May 9, 2013 / 10:26 PM / 5 years ago

Investor Dan Loeb's pragmatic, opportunistic approach pays off

LAS VEGAS, May 9 (Reuters) - Billionaire investor Daniel Loeb will go anywhere for a good trade, he told an industry conference, discussing the strategies that have turned him into an industry stand-out in 2013, according to people who heard him speak.

Loeb discussed everything from his bet on Japan, to Greek and Argentinian debt and nutritional supplements company Herbalife, said these people.

Reporters were excluded but investment managers and investors flocked to hear Loeb whose $13 billion Third Point fund has enjoyed double-digit returns in the first four months of the year. The rest of the hedge fund industry limped along at an average 4.6 percent over the same period, while the broader stock market rose 12.7 percent.

While many other funds are wedded to one type of investment or style, Loeb said he is pragmatic and opportunistic, searching the globe for his next best idea.

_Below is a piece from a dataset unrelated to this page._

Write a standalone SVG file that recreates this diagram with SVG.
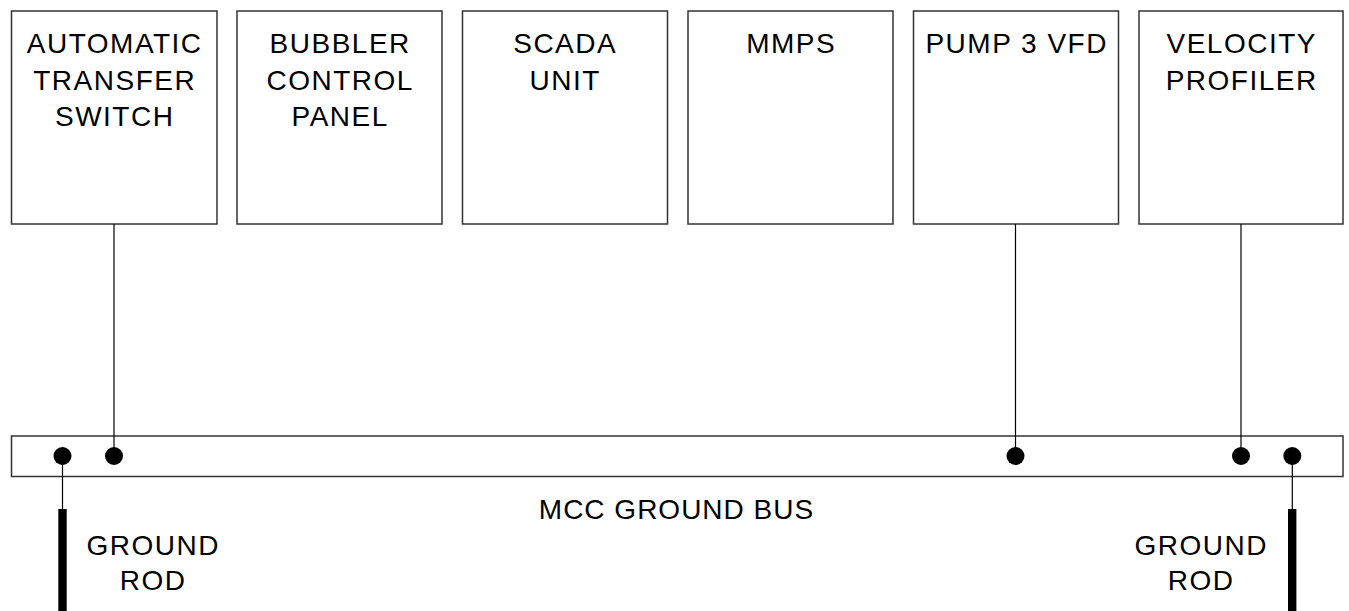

Loeb made money, for example, by betting against the Japanese yen as the currency recently tumbled in response to an expansionary monetary policy.

Loeb is one of a handful of prominent hedge fund managers speaking at this year’s SkyBridge Alternatives Conference which attracted some 1,800 managers, investors and service providers to Las Vegas at a time the industry is delivering only middling returns.

Some of those who packed the Bellagio’s Grand Ballroom to hear Loeb speak later shared details of his comments.

During his one-on-one with SkyBridge founder Anthony Scaramucci, Loeb detailed how he had hashed out the contours of the Greek trade on a 3-hour bike ride with an analyst, said people who watched the interview.

“The biggest risk” on the trade “was not being big enough,” Loeb said, according to two people.

The firm’s investment in Greek government bonds was one of its biggest winners in 2012, but that debt was one of the fund’s top losing positions in the first quarter of 2013, according to an investor letter reviewed by Reuters.

One of the fund’s biggest winners during the first quarter was Herbalife. Loeb told the audience in Las Vegas how he was on vacation with his family in Mexico when the stock had “tanked” after another investor, whose name he could not remember just now, said the stock was “dead.”

The audience roared with laughter at his veiled reference to hedge fund manager William Ackman who has famously declared the stock will move to zero, attendees said.

Loeb said he thought that was an over-reaction and when Third Point did its own research it decided to invest, deeming the fast growing company had good cash flow.

Loeb also said there had been a “Jersey Housewife-ification of the hedge fund industry,” referencing a feisty TV reality show. Competing views of Herbalife have played out aggressively in public, including a clash on CNBC television between Ackman and investor Carl Icahn, who has taken a favorable view of Herbalife.

So far, both Loeb and Ackman’s Pershing Square Capital Management have made money on Herbalife because Ackman bought it a higher price. Loeb has now exited the position, cashing in on his winnings. “It was about the investment and not the other stuff which was distracting,” Loeb said, according to one person who heard him speak.